WASHINGTON—Cooper Tire & Rubber Co. wrongfully dismissed a worker at its Findlay, Ohio, plant for making racist remarks during picketing, and must rehire him with back pay, an administrative law judge for the National Labor Relations Board has ruled.
The statements of Anthony Runion on Jan. 7, 2012, “while racist and offensive, were not sufficient to remove the protection of the (National Labor Relations) Act from his protected picketing activity,” NLRB Administrative Law Judge Thomas M. Randazzo ruled June 5.
Runion, a member of the United Steelworkers union, was picketing the Findlay plant with other Cooper workers during a lockout. When replacement workers came out of the plant during a shift change, Runion and some of the other picketing workers shouted insults at the replacements.
Some of the replacement workers were African-American, according to case documents. During the shift change, Runion was heard shouting, “Hey, did you bring enough KFC for everyone?” and, “Hey, anybody smell that? I smell fried chicken and watermelon!”
Cooper fired Runion on March 1, 2012, for making those remarks. The USW filed a complaint on Runion's behalf with the NLRB on Aug. 13, 2012. On May 14, 2014, an arbitrator ruled that Cooper fired Runion for just cause.
In his June 5 decision, Randazzo reversed the arbitrator's decision.
“Although the record reveals that there were several racist statements made on the picket line by unidentified individuals after Runion made his ‘KFC' and ‘fried chicken and watermelon' statements, and after he left the picket line, the record does not establish that those individuals were provoked or inspired to make those statements by anyone,” Randazzo said.
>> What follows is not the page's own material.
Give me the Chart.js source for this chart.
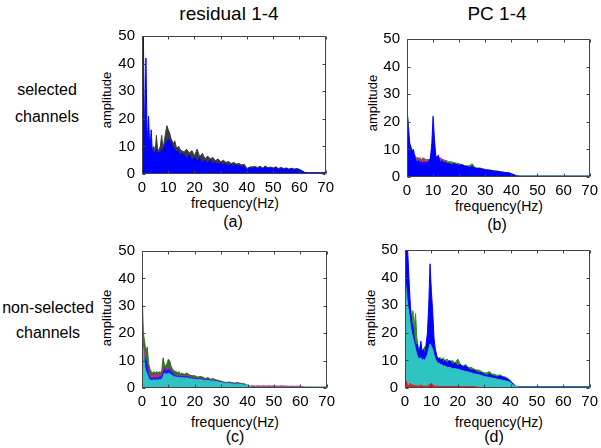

“In addition, there is certainly no evidence to establish that Runion in any way inspired or caused those persons to make those racist statements,” he said.
Randazzo said his findings were consistent with well-establish NLRB precedent.
“The board has held that a striker's or picketer's use of even the most vile language and/or gestures, standing alone, does not forfeit the protection of the act, so long as those actions do not constitute a threat,” he said.
In a statement, Cooper said it strongly disagreed with Randazzo's opinion and would appeal it to the full NLRB.
“Cooper Tire & Rubber Co. is committed to maintaining a workplace free from harassment and discrimination,” the tire maker said. “In keeping with this commitment, which is supported by company policy, we do not tolerate racist remarks made by employees.”
The NLRB said it will accept exceptions to Randazzo's decision until July 6.